SHADOW ASSISTANT MINISTER FOR HEALTH, STEPHEN JONES: Morning everyone. Well, it is the job of the Health Minister to advocate policies that are going to advance the health of the nation.
They do that inside of Cabinet, in their Party Room and in the broader community. Which is why it was so extraordinary yesterday that we had Sussan Ley - after only week into a debate - already bagging the idea of increasing the tobacco excise. We know that it works; we know that it has been a key contributor in reducing the rate of smoking and stopping kids taking up smoking over the years. So we now have this extraordinary situation where we have got a Health Minister who is advocating for a 15 per cent tax on fresh food yet bagging the idea of a tax which will stop people taking up smoking. It just doesn’t make any sense.
JOURNALIST: Just some thoughts on the Grand Mufti and the criticism yesterday from Josh Frydenberg?
JONES: Look, I don’t think that this is a time for political leaders, for community leaders, to be adding to levels of disunity and disharmony in the community. We know that for national security reasons, but we also know for creating the sort of country that we want to live in, that we have to bring communities together. I think that it is possible for us to stand up and say – those people who committed the acts we saw in Paris a couple of weeks ago, that is not only not Islam, it is just sub-human. We are able to say that at the same time as not causing further disharmony in the community. We need to bring the community together.

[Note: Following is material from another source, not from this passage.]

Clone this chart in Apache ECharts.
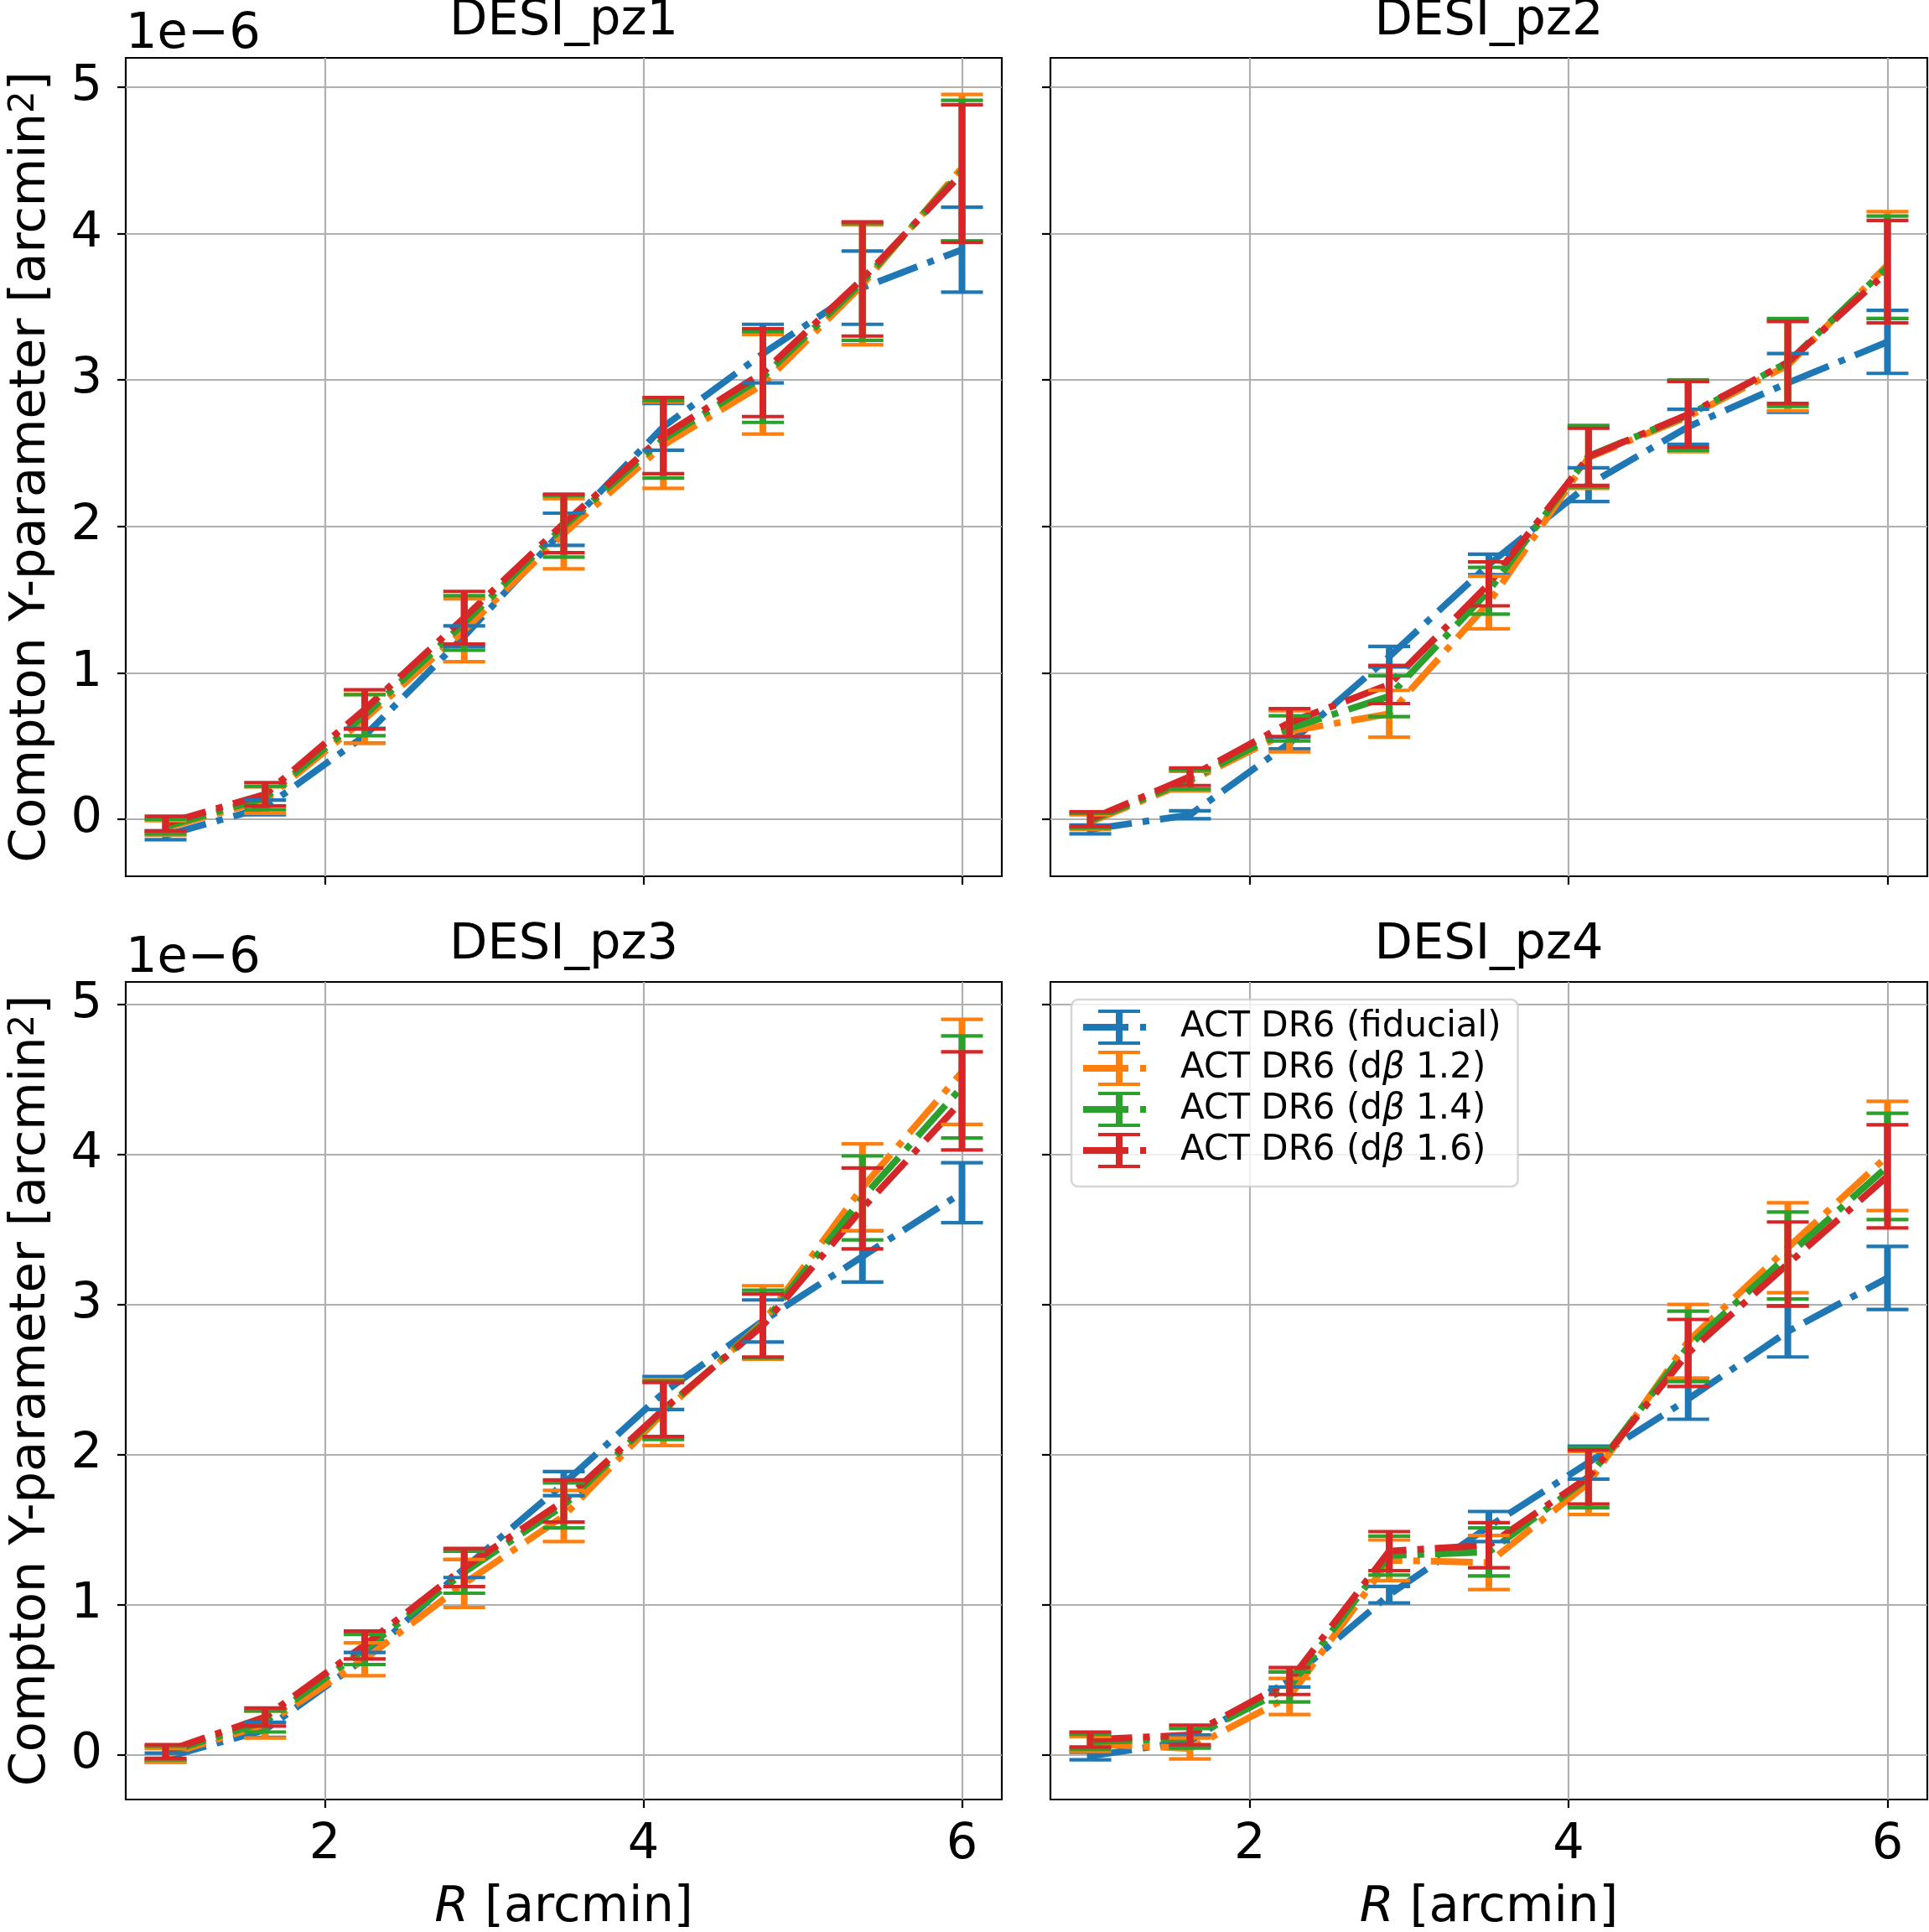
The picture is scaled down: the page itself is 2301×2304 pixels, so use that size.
<!DOCTYPE html>
<html>
<head>
<meta charset="utf-8">
<title>DESI pz - Compton Y</title>
<script src="https://cdn.jsdelivr.net/npm/echarts@6/dist/echarts.min.js"></script>
<style>
    html, body { margin: 0; padding: 0; background: #fff; }
    #main { width: 2301px; height: 2304px; }
</style>
</head>
<body>
<div id="main"></div>
<script>
// 横轴：孔径半径 R [arcmin]
var R = [1, 1.625, 2.25, 2.875, 3.5, 4.125, 4.75, 5.375, 6];
var xTicks = [2, 4, 6];
var yTicks = [0, 1, 2, 3, 4, 5];
var panelTitles = ['DESI_pz1', 'DESI_pz2', 'DESI_pz3', 'DESI_pz4'];
var seriesNames = ['ACT DR6 (fiducial)', 'ACT DR6 (dβ 1.2)', 'ACT DR6 (dβ 1.4)', 'ACT DR6 (dβ 1.6)'];

// DESI_pz1 (单位 1e-6 arcmin^2)
var pz1Fid    = [-0.11, 0.08, 0.57, 1.25, 1.98, 2.68, 3.18, 3.63, 3.89];
var pz1FidErr = [0.03, 0.05, 0.05, 0.07, 0.11, 0.16, 0.20, 0.25, 0.29];
var pz1B12    = [-0.06, 0.13, 0.685, 1.29, 1.95, 2.555, 2.97, 3.65, 4.45];
var pz1B12Err = [0.05, 0.09, 0.167, 0.215, 0.24, 0.295, 0.34, 0.41, 0.50];
var pz1B14    = [-0.05, 0.145, 0.71, 1.34, 2.00, 2.595, 3.02, 3.67, 4.43];
var pz1B14Err = [0.05, 0.08, 0.14, 0.186, 0.21, 0.265, 0.31, 0.40, 0.48];
var pz1B16    = [-0.03, 0.17, 0.75, 1.376, 2.02, 2.62, 3.05, 3.69, 4.41];
var pz1B16Err = [0.05, 0.08, 0.134, 0.18, 0.20, 0.26, 0.30, 0.39, 0.47];

// DESI_pz2
var pz2Fid    = [-0.07, 0.03, 0.52, 1.11, 1.74, 2.285, 2.68, 2.98, 3.26];
var pz2FidErr = [0.03, 0.027, 0.04, 0.07, 0.07, 0.115, 0.12, 0.20, 0.215];
var pz2B12    = [-0.02, 0.26, 0.60, 0.72, 1.48, 2.47, 2.75, 3.10, 3.785];
var pz2B12Err = [0.05, 0.067, 0.14, 0.16, 0.18, 0.21, 0.24, 0.31, 0.365];
var pz2B14    = [-0.01, 0.27, 0.62, 0.84, 1.56, 2.48, 2.76, 3.12, 3.77];
var pz2B14Err = [0.05, 0.065, 0.086, 0.14, 0.16, 0.21, 0.24, 0.30, 0.35];
var pz2B16    = [0.00, 0.29, 0.66, 0.92, 1.607, 2.475, 2.765, 3.12, 3.74];
var pz2B16Err = [0.05, 0.06, 0.095, 0.13, 0.15, 0.195, 0.225, 0.28, 0.35];

// DESI_pz3
var pz3Fid    = [-0.02, 0.165, 0.64, 1.24, 1.806, 2.41, 2.89, 3.32, 3.745];
var pz3FidErr = [0.03, 0.05, 0.04, 0.06, 0.08, 0.11, 0.14, 0.17, 0.20];
var pz3B12    = [-0.005, 0.20, 0.635, 1.14, 1.59, 2.28, 2.88, 3.78, 4.55];
var pz3B12Err = [0.045, 0.09, 0.11, 0.16, 0.17, 0.22, 0.245, 0.29, 0.35];
var pz3B14    = [0.01, 0.22, 0.70, 1.215, 1.66, 2.295, 2.87, 3.71, 4.45];
var pz3B14Err = [0.045, 0.07, 0.10, 0.14, 0.15, 0.195, 0.225, 0.28, 0.34];
var pz3B16    = [0.02, 0.25, 0.73, 1.246, 1.69, 2.30, 2.86, 3.64, 4.357];
var pz3B16Err = [0.045, 0.06, 0.093, 0.127, 0.14, 0.18, 0.21, 0.27, 0.327];

// DESI_pz4
var pz4Fid    = [-0.01, 0.09, 0.50, 1.065, 1.52, 1.946, 2.37, 2.82, 3.177];
var pz4FidErr = [0.025, 0.04, 0.05, 0.055, 0.10, 0.11, 0.135, 0.17, 0.21];
var pz4B12    = [0.07, 0.04, 0.387, 1.295, 1.28, 1.81, 2.755, 3.378, 3.99];
var pz4B12Err = [0.05, 0.07, 0.12, 0.135, 0.18, 0.21, 0.245, 0.30, 0.364];
var pz4B14    = [0.085, 0.108, 0.45, 1.326, 1.35, 1.845, 2.72, 3.326, 3.92];
var pz4B14Err = [0.05, 0.065, 0.10, 0.13, 0.16, 0.20, 0.235, 0.29, 0.354];
var pz4B16    = [0.10, 0.13, 0.49, 1.356, 1.395, 1.85, 2.677, 3.27, 3.854];
var pz4B16Err = [0.05, 0.065, 0.09, 0.13, 0.15, 0.18, 0.223, 0.28, 0.344];

var panelVals = [
    [pz1Fid, pz1B12, pz1B14, pz1B16],
    [pz2Fid, pz2B12, pz2B14, pz2B16],
    [pz3Fid, pz3B12, pz3B14, pz3B16],
    [pz4Fid, pz4B12, pz4B14, pz4B16]
];
var panelErrs = [
    [pz1FidErr, pz1B12Err, pz1B14Err, pz1B16Err],
    [pz2FidErr, pz2B12Err, pz2B14Err, pz2B16Err],
    [pz3FidErr, pz3B12Err, pz3B14Err, pz3B16Err],
    [pz4FidErr, pz4B12Err, pz4B14Err, pz4B16Err]
];

var FONT = 'DejaVu Sans';
var FS = 59;
var LFS = 42;
var colors = ['#1f77b4', '#ff7f0e', '#2ca02c', '#d62728'];
var CAP = 25;

var myChart = echarts.init(document.getElementById('main'), null, {renderer: 'canvas'});

// 四个子图的位置
var gridBoxes = [
    {left: 150, top: 69, width: 1045, height: 976},
    {left: 1253, top: 69, width: 1046, height: 976},
    {left: 150, top: 1171, width: 1045, height: 975},
    {left: 1253, top: 1171, width: 1046, height: 975}
];
// 每一行共享 y 轴范围
var yRange = [[-0.39, 5.20], [-0.39, 5.20], [-0.30, 5.15], [-0.30, 5.15]];

// 误差棒
function renderErrBar(params, api) {
    var x = api.value(0);
    var lo = api.coord([x, api.value(1)]);
    var hi = api.coord([x, api.value(2)]);
    var c = api.visual('color');
    return {
        type: 'group',
        children: [
            {type: 'line', shape: {x1: lo[0], y1: lo[1], x2: hi[0], y2: hi[1]}, style: {stroke: c, lineWidth: 8}},
            {type: 'line', shape: {x1: hi[0] - CAP, y1: hi[1], x2: hi[0] + CAP, y2: hi[1]}, style: {stroke: c, lineWidth: 4.2}},
            {type: 'line', shape: {x1: lo[0] - CAP, y1: lo[1], x2: lo[0] + CAP, y2: lo[1]}, style: {stroke: c, lineWidth: 4.2}}
        ]
    };
}

function legendLabel(name) {
    var k = name.indexOf('β');
    if (k < 0) {
        return '{s|}{t|' + name + '}';
    }
    return '{s|}{t|' + name.slice(0, k) + '}{i|β}{t|' + name.slice(k + 1) + '}';
}

var grids = [], xAxes = [], yAxes = [], series = [], graphics = [];

for (var p = 0; p < 4; p++) {
    var box = gridBoxes[p];
    grids.push({
        left: box.left, top: box.top, width: box.width, height: box.height,
        show: true, borderColor: '#000', borderWidth: 2.2, backgroundColor: 'transparent',
        containLabel: false, outerBoundsMode: 'none'
    });
    var bottomRow = p >= 2;
    var leftCol = p % 2 === 0;
    xAxes.push({
        type: 'value', gridIndex: p, min: 0.75, max: 6.25,
        axisLine: {show: false, onZero: false},
        axisTick: {show: true, inside: false, length: 10, customValues: xTicks, lineStyle: {color: '#000', width: 2.2}},
        axisLabel: {show: bottomRow, customValues: xTicks, margin: 25, color: '#000', fontSize: FS, fontFamily: FONT},
        splitLine: {show: true, lineStyle: {color: '#b0b0b0', width: 2.2}},
        name: bottomRow ? '{i|R} [arcmin]' : '',
        nameLocation: 'middle', nameGap: 100,
        nameTextStyle: {
            color: '#000', fontSize: FS, fontFamily: FONT,
            rich: {i: {fontStyle: 'italic', fontSize: FS, fontFamily: FONT, color: '#000'}}
        }
    });
    yAxes.push({
        type: 'value', gridIndex: p, min: yRange[p][0], max: yRange[p][1],
        axisLine: {show: false, onZero: false},
        axisTick: {show: true, inside: false, length: 10, customValues: yTicks, lineStyle: {color: '#000', width: 2.2}},
        axisLabel: {show: leftCol, customValues: yTicks, margin: 28, color: '#000', fontSize: FS, fontFamily: FONT},
        splitLine: {show: true, lineStyle: {color: '#b0b0b0', width: 2.2}},
        name: leftCol ? '{n|Compton Y-parameter [arcmin}{sup|2}{n|]}' : '',
        nameLocation: 'middle', nameRotate: 90, nameGap: 83,
        nameTextStyle: {
            color: '#000', fontSize: FS, fontFamily: FONT,
            rich: {
                n: {fontSize: FS, fontFamily: FONT, color: '#000'},
                sup: {fontSize: 42, fontFamily: FONT, color: '#000', verticalAlign: 'top'}
            }
        }
    });

    // 折线 (点划线)
    for (var k = 0; k < 4; k++) {
        var vals = panelVals[p][k];
        series.push({
            type: 'line', name: seriesNames[k], xAxisIndex: p, yAxisIndex: p,
            data: R.map(function (x, i) { return [x, vals[i]]; }),
            symbol: 'none', showSymbol: false, silent: true, animation: false, z: 2,
            itemStyle: {color: colors[k]},
            lineStyle: {color: colors[k], width: 8, type: [50, 13, 8, 13], cap: 'butt', join: 'round'}
        });
    }
    // 误差棒
    for (var k2 = 0; k2 < 4; k2++) {
        var v = panelVals[p][k2], e = panelErrs[p][k2];
        series.push({
            type: 'custom', name: seriesNames[k2], xAxisIndex: p, yAxisIndex: p,
            data: R.map(function (x, i) { return [x, v[i] - e[i], v[i] + e[i]]; }),
            encode: {x: 0, y: [1, 2]},
            renderItem: renderErrBar, silent: true, animation: false, z: 3,
            itemStyle: {color: colors[k2]}
        });
    }

    // 子图标题
    graphics.push({
        type: 'text', x: box.left + box.width / 2, y: bottomRow ? 1128 : 26,
        style: {text: panelTitles[p], fontSize: FS, fontFamily: FONT, fill: '#000',
            align: 'center', verticalAlign: 'middle', textAlign: 'center', textVerticalAlign: 'middle'}
    });
    if (leftCol) {
        graphics.push({
            type: 'text', x: box.left, y: bottomRow ? 1144 : 42,
            style: {text: '1e\u22126', fontSize: FS, fontFamily: FONT, fill: '#000',
                align: 'left', verticalAlign: 'middle', textAlign: 'left', textVerticalAlign: 'middle'}
        });
    }
}

// 图例图标: 误差棒 + 点划线
var errIcon = 'path://M18,0H68V4H18Z M18,38H68V42H18Z M39,0H47V42H39Z M0,17H54V25H0Z M68,17H75V25H68Z';

var option = {
    backgroundColor: '#fff',
    animation: false,
    textStyle: {fontFamily: FONT},
    grid: grids,
    xAxis: xAxes,
    yAxis: yAxes,
    legend: {
        orient: 'vertical', left: 1278, top: 1192,
        padding: [12, 20, 22, 14], itemGap: 7, itemWidth: 75, itemHeight: 42,
        backgroundColor: 'rgba(255,255,255,0.8)', borderColor: 'rgba(204,204,204,0.8)',
        borderWidth: 2.5, borderRadius: 8, selectedMode: false,
        data: seriesNames.map(function (n, k) {
            return {name: n, icon: errIcon, itemStyle: {color: colors[k], borderWidth: 0}};
        }),
        formatter: legendLabel,
        textStyle: {
            color: '#000', fontSize: LFS, fontFamily: FONT,
            rich: {
                s: {width: 36},
                t: {fontSize: LFS, fontFamily: FONT, color: '#000'},
                i: {fontSize: LFS, fontFamily: FONT, fontStyle: 'italic', color: '#000'}
            }
        }
    },
    graphic: graphics,
    series: series
};

myChart.setOption(option);
</script>
</body>
</html>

JOURNALIST: You are saying that but the Grand Mufti didn’t use words that strong in his initial statement. So you are backing his initial statement and what he has said so far?
JONES: No I’m not, I’m saying that it is incumbent on all political leaders to be saying things and doing things that are bringing people together and not leading to further disharmony within the community. I thought that some of the statements weren’t helpful; I think he clarified them, I thought that was helpful. But look, right now it is more important than ever for us to be ensuring that political leaders aren’t adding to disharmony. We don’t need to be fuelling disharmony, social isolation and the sorts of situations that lead people to do the terrible things that we saw in Paris.
JOURNALIST: Intelligence agencies have suggested that our best asset is the Islamic community in Australia. So would you suggest that Josh Frydenberg’s comments and others like it are making us less safe?
JONES: I agree with the Prime Minister on this one and I agree with Bill Shorten on this one. That is, that all of us need to be doing whatever we can to create more harmony within the community. Of course if there are elements within the Islamic community or other communities that are doing things which none of us would approve of, we need to have the sorts of networks and communication and relationships that are going to help our intelligence agencies to seek these people out.
JOURNALIST: Just the reports in Fairfax on the leadership coup and the lead up to it. Any thoughts on that?
JONES: We know that Malcolm Turnbull was incredibly ambitious in becoming Prime Minister, what we don’t know yet is whether he has also been incredibly dishonest. I think that Malcolm Turnbull needs to explain himself; I think that senior Liberals need to explain themselves. We are less than 12 months away from an election, we need to know the character of the man who is the Prime Minister of Australia.